**WHAT YOU ARE ASKED TO DO:**
Retype these lines and no others: the line holding "Convert this chart to matplotlib code.", the line holding "plt.rcParams['mathtext.default'] = 'regular'", and all lines between them. Pictures stay out.

━━━━━━━━━━━━━━━━━━━━

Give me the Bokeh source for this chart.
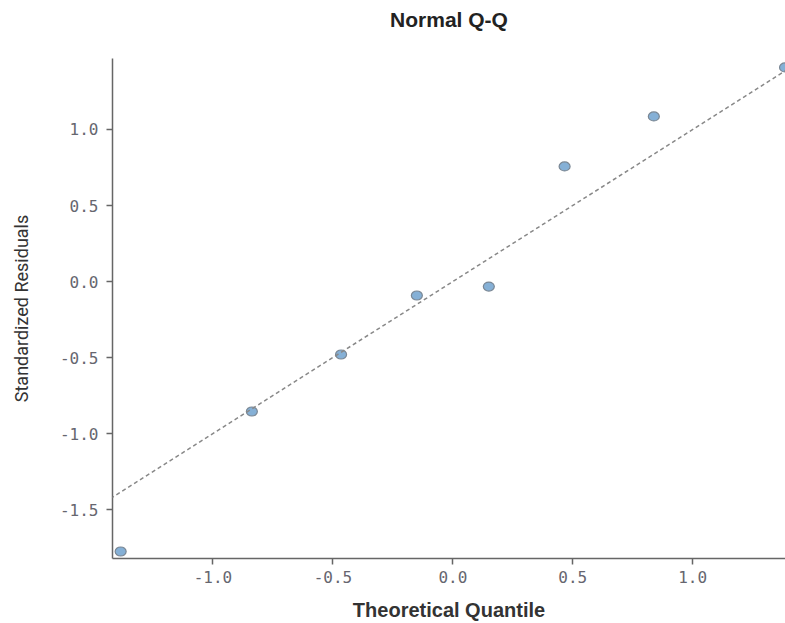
from bokeh.plotting import figure
from bokeh.models import Range1d, Slope, FixedTicker, ColumnDataSource, PrintfTickFormatter, Title
from bokeh.embed import file_html
from bokeh.resources import INLINE

# Data
theoretical_quantiles = [-1.385, -0.838, -0.466, -0.150, 0.150, 0.466, 0.838, 1.385]
standardized_residuals = [-1.776, -0.855, -0.480, -0.092, -0.033, 0.757, 1.086, 1.408]
x_ticks = [-1.0, -0.5, 0.0, 0.5, 1.0]
y_ticks = [-1.5, -1.0, -0.5, 0.0, 0.5, 1.0]
title_text = "Normal Q-Q"

p = figure(width=785, height=623, output_backend="svg", toolbar_location=None,
           x_range=Range1d(-1.419, 1.387), y_range=Range1d(-1.822, 1.467),
           min_border_left=112, min_border_right=0, min_border_top=58, min_border_bottom=65)

p.outline_line_color = None
p.xgrid.visible = False
p.ygrid.visible = False
p.background_fill_color = "white"
p.border_fill_color = "white"

# spacer between frame and title, then the title itself
p.add_layout(Title(text=" ", text_font_size="1px", standoff=20), "above")
p.add_layout(Title(text=title_text, align="center", vertical_align="bottom", standoff=10,
                   text_font="Liberation Sans", text_font_size="21px",
                   text_font_style="bold", text_color="#222222"), "above")

# reference line y = x
p.add_layout(Slope(gradient=1, y_intercept=0, line_color="#888888",
                   line_width=1.5, line_dash="4 3"))

src = ColumnDataSource(dict(x=theoretical_quantiles, y=standardized_residuals))
p.ellipse(x="x", y="y", width=11, height=9, width_units="screen", height_units="screen",
          source=src, fill_color="#85b0d6", line_color="#7a8794", line_width=1.2)

for ax in (p.xaxis[0], p.yaxis[0]):
    ax.axis_line_color = "#666666"
    ax.axis_line_width = 1.5
    ax.major_tick_line_color = "#666666"
    ax.major_tick_line_width = 1.5
    ax.major_tick_out = 6
    ax.major_tick_in = 0
    ax.minor_tick_line_color = None
    ax.major_label_text_font = "DejaVu Sans Mono"
    ax.major_label_text_font_size = "16px"
    ax.major_label_text_color = "#66666f"
    ax.axis_label_text_color = "#333333"
    ax.axis_label_text_font_style = "normal"

p.xaxis.ticker = FixedTicker(ticks=x_ticks)
p.yaxis.ticker = FixedTicker(ticks=y_ticks)
p.xaxis.formatter = PrintfTickFormatter(format="%.1f")
p.yaxis.formatter = PrintfTickFormatter(format="%.1f")
p.xaxis.major_label_standoff = 6
p.yaxis.major_label_standoff = 8

p.xaxis.axis_label = "Theoretical Quantile"
p.xaxis.axis_label_text_font = "Liberation Sans"
p.xaxis.axis_label_text_font_size = "20px"
p.xaxis.axis_label_text_font_style = "bold"
p.xaxis.axis_label_standoff = 13

p.yaxis.axis_label = "Standardized Residuals"
p.yaxis.axis_label_text_font = "Roboto"
p.yaxis.axis_label_text_font_size = "18px"
p.yaxis.axis_label_standoff = 25

open("out.html", "w").write(file_html(p, INLINE))
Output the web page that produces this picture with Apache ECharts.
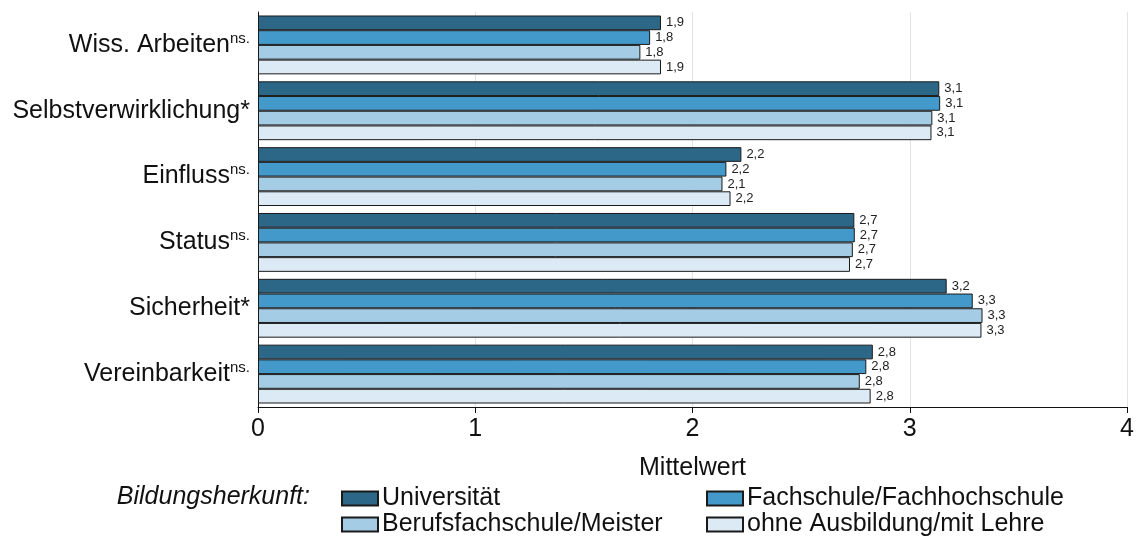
<!DOCTYPE html>
<html>
<head>
<meta charset="utf-8">
<script src="https://cdn.jsdelivr.net/npm/echarts@6/dist/echarts.min.js"></script>
<style>html,body{margin:0;padding:0;background:#fff;}#c{width:1138px;height:543px;}</style>
</head>
<body>
<div id="c"></div>
<script>
const categories = ['Wiss. Arbeiten', 'Selbstverwirklichung', 'Einfluss', 'Status', 'Sicherheit', 'Vereinbarkeit'];
const significance = ['ns.', '*', 'ns.', 'ns.', '*', 'ns.'];
const seriesNames = ['Universität', 'Fachschule/Fachhochschule', 'Berufsfachschule/Meister', 'ohne Ausbildung/mit Lehre'];
const universitaet = [1.855, 3.136, 2.225, 2.745, 3.17, 2.83];
const fachschule = [1.805, 3.14, 2.156, 2.747, 3.29, 2.80];
const berufsfachschule = [1.76, 3.104, 2.138, 2.738, 3.335, 2.77];
const ohneAusbildung = [1.855, 3.10, 2.175, 2.725, 3.33, 2.82];
const xTicks = [0, 1, 2, 3, 4];

const colors = ['#2d6788', '#4499cb', '#a4cde5', '#dbeaf5'];
const seriesData = [universitaet, fachschule, berufsfachschule, ohneAusbildung];
const FONT = '"Liberation Sans", Arial, sans-serif';

const chart = echarts.init(document.getElementById('c'), null, {renderer: 'canvas'});

const series = seriesNames.map((name, i) => ({
  name: name,
  type: 'bar',
  data: seriesData[i],
  barGap: '0%',
  barCategoryGap: '10.6%',
  itemStyle: {color: colors[i], borderColor: '#1a1a1a', borderWidth: 1},
  label: {
    show: true,
    position: 'right',
    distance: 5,
    fontFamily: FONT,
    fontSize: 13,
    color: '#222',
    formatter: p => p.value.toFixed(1).replace('.', ',')
  },
  emphasis: {disabled: true},
  animation: false
}));

const legendPos = [[341, 486], [706, 486], [341, 512], [706, 512]];
const legends = seriesNames.map((name, i) => ({
  data: [name],
  left: legendPos[i][0],
  top: legendPos[i][1],
  padding: 0,
  icon: 'rect',
  itemWidth: 36,
  itemHeight: 14,
  itemGap: 6,
  selectedMode: false,
  textStyle: {fontFamily: FONT, fontSize: 25, color: '#111', padding: [0, 0, 0, -1]}
}));

chart.setOption({
  animation: false,
  backgroundColor: '#fff',
  grid: {left: 258, right: 11, top: 12, height: 395, containLabel: false},
  xAxis: {
    type: 'value',
    min: xTicks[0],
    max: xTicks[xTicks.length - 1],
    interval: 1,
    name: 'Mittelwert',
    nameLocation: 'middle',
    nameGap: 49,
    nameTextStyle: {fontFamily: FONT, fontSize: 25, color: '#111'},
    axisLine: {show: true, lineStyle: {color: '#111', width: 1}},
    axisTick: {show: true, length: 6, lineStyle: {color: '#111'}},
    axisLabel: {fontFamily: FONT, fontSize: 25, color: '#111', margin: 10, formatter: v => String(v)},
    splitLine: {show: true, lineStyle: {color: '#e3e3e3', width: 1}}
  },
  yAxis: {
    type: 'category',
    data: categories,
    inverse: true,
    axisLine: {show: true, lineStyle: {color: '#111', width: 1}},
    axisTick: {show: false},
    axisLabel: {
      margin: 8,
      formatter: (v) => {
        const s = significance[categories.indexOf(v)];
        return s === '*' ? '{a|' + v + '*}' : '{a|' + v + '}{s|' + s + '}';
      },
      rich: {
        a: {fontFamily: FONT, fontSize: 25, color: '#111', lineHeight: 28},
        s: {fontFamily: FONT, fontSize: 15, color: '#111', verticalAlign: 'top', lineHeight: 28, padding: [0, 0, 8, 0]}
      }
    },
    splitLine: {show: false}
  },
  legend: legends,
  graphic: [{
    type: 'text',
    right: 1138 - 310,
    top: 485,
    style: {text: 'Bildungsherkunft:', fontFamily: FONT, fontSize: 25, fontStyle: 'italic', fill: '#111', textAlign: 'right'}
  }],
  series: series
});
</script>
</body>
</html>
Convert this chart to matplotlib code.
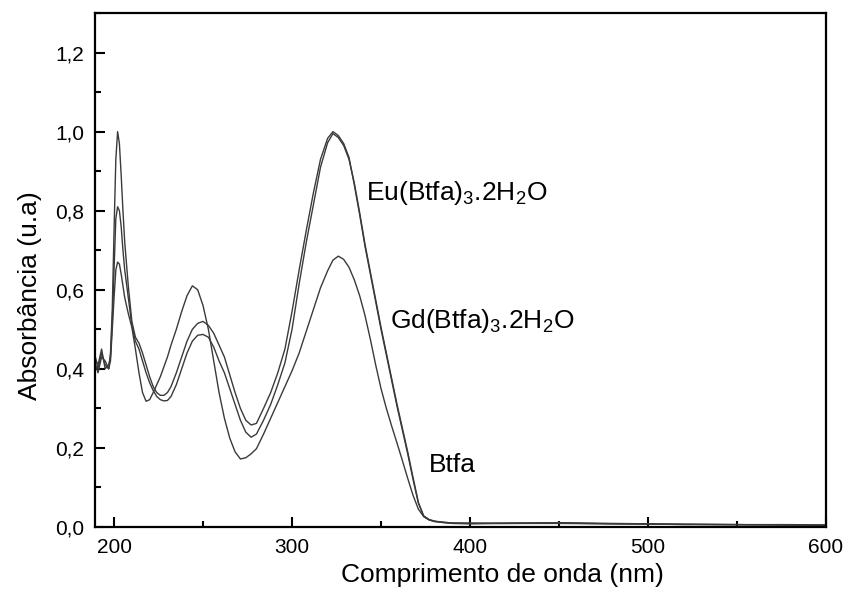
import matplotlib
matplotlib.use('Agg')
import matplotlib.pyplot as plt
from matplotlib.ticker import MultipleLocator, FuncFormatter

plt.rcParams['font.family'] = ['Liberation Sans', 'DejaVu Sans']
plt.rcParams['mathtext.default'] = 'regular'

# comprimento de onda (nm)
wl = [189, 191, 193, 195, 197, 198, 199, 200, 201, 202,
      203, 204, 205, 206, 208, 210, 212, 214, 216, 218,
      220, 222, 224, 226, 228, 230, 232, 235, 238, 241,
      244, 247, 250, 253, 256, 259, 262, 265, 268, 271,
      274, 277, 280, 284, 288, 292, 296, 300, 304, 308,
      312, 316, 320, 323, 326, 329, 332, 335, 338, 341,
      344, 347, 350, 353, 356, 359, 362, 365, 368, 371,
      374, 377, 380, 385, 390, 400, 420, 450, 480, 500,
      520, 550, 580, 600]

eu = [0.44, 0.40, 0.44, 0.41, 0.40, 0.44, 0.55, 0.75, 0.93, 1.00,
      0.97, 0.89, 0.80, 0.72, 0.61, 0.52, 0.48, 0.465, 0.44, 0.41,
      0.38, 0.355, 0.34, 0.333, 0.333, 0.34, 0.355, 0.39, 0.43, 0.47,
      0.50, 0.515, 0.52, 0.51, 0.49, 0.46, 0.43, 0.385, 0.34, 0.30,
      0.27, 0.258, 0.262, 0.30, 0.34, 0.39, 0.45, 0.545, 0.65, 0.75,
      0.845, 0.93, 0.983, 1.0, 0.99, 0.97, 0.935, 0.865, 0.79, 0.71,
      0.64, 0.57, 0.50, 0.435, 0.37, 0.305, 0.245, 0.185, 0.12, 0.06,
      0.028, 0.019, 0.015, 0.012, 0.010, 0.009, 0.010, 0.011, 0.009, 0.008,
      0.007, 0.006, 0.006, 0.005]

gd = [0.43, 0.41, 0.45, 0.40, 0.41, 0.43, 0.52, 0.65, 0.78, 0.81,
      0.80, 0.76, 0.70, 0.65, 0.58, 0.51, 0.47, 0.45, 0.42, 0.39,
      0.365, 0.345, 0.33, 0.322, 0.319, 0.32, 0.33, 0.36, 0.40, 0.44,
      0.47, 0.485, 0.487, 0.48, 0.455, 0.42, 0.39, 0.35, 0.31, 0.27,
      0.24, 0.227, 0.235, 0.27, 0.31, 0.36, 0.415, 0.50, 0.615, 0.72,
      0.815, 0.91, 0.972, 0.995, 0.985, 0.965, 0.93, 0.87, 0.795, 0.715,
      0.645, 0.575, 0.505, 0.44, 0.375, 0.31, 0.25, 0.19, 0.125, 0.062,
      0.027, 0.018, 0.014, 0.011, 0.009, 0.008, 0.009, 0.009, 0.008, 0.007,
      0.007, 0.006, 0.005, 0.005]

btfa = [0.42, 0.39, 0.43, 0.42, 0.40, 0.42, 0.50, 0.58, 0.65, 0.67,
        0.665, 0.64, 0.61, 0.58, 0.54, 0.505, 0.45, 0.39, 0.34, 0.318,
        0.322, 0.34, 0.36, 0.38, 0.405, 0.43, 0.46, 0.50, 0.545, 0.585,
        0.61, 0.60, 0.56, 0.50, 0.42, 0.34, 0.275, 0.225, 0.19, 0.172,
        0.175, 0.185, 0.198, 0.235, 0.275, 0.315, 0.355, 0.395, 0.44, 0.495,
        0.55, 0.605, 0.648, 0.675, 0.685, 0.677, 0.657, 0.625, 0.585, 0.535,
        0.475, 0.41, 0.35, 0.30, 0.255, 0.212, 0.168, 0.123, 0.08, 0.045,
        0.026, 0.018, 0.014, 0.012, 0.010, 0.010, 0.009, 0.010, 0.008, 0.008,
        0.006, 0.006, 0.005, 0.004]

fig = plt.figure(figsize=(8.43, 6.02), dpi=100)
ax = fig.add_axes([0.1127, 0.1246, 0.8671, 0.8538])

for y in (eu, gd, btfa):
    ax.plot(wl, y, color='#3a3a3a', lw=1.0)

ax.text(341.5, 0.846, 'Eu(Btfa)$_3$.2H$_2$O', fontsize=19, va='center')
ax.text(355, 0.52, 'Gd(Btfa)$_3$.2H$_2$O', fontsize=19, va='center')
ax.text(377, 0.158, 'Btfa', fontsize=19, va='center')

ax.set_xlim(189.3, 600)
ax.set_ylim(0, 1.3)
ax.xaxis.set_major_locator(MultipleLocator(100))
ax.xaxis.set_minor_locator(MultipleLocator(50))
ax.yaxis.set_major_locator(MultipleLocator(0.2))
ax.yaxis.set_minor_locator(MultipleLocator(0.1))
ax.yaxis.set_major_formatter(FuncFormatter(lambda v, p: f'{v:.1f}'.replace('.', ',')))

ax.tick_params(which='both', direction='in', width=1.5, labelsize=15, pad=8)
ax.tick_params(which='major', length=7)
ax.tick_params(which='minor', length=4)
for s in ax.spines.values():
    s.set_linewidth(1.6)

ax.set_xlabel('Comprimento de onda (nm)', fontsize=19, va='center')
ax.set_ylabel('Absorbância (u.a)', fontsize=19, va='center')
ax.xaxis.set_label_coords(0.557, -0.093)
ax.yaxis.set_label_coords(-0.089, 0.451)

fig.savefig('out.png', dpi=100)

━━━━━━━━━━━━━━━━━━━━

**EXERCISE SOLUTION:**
Convert this chart to matplotlib code.
import matplotlib
matplotlib.use('Agg')
import matplotlib.pyplot as plt
from matplotlib.ticker import MultipleLocator, FuncFormatter

plt.rcParams['font.family'] = ['Liberation Sans', 'DejaVu Sans']
plt.rcParams['mathtext.default'] = 'regular'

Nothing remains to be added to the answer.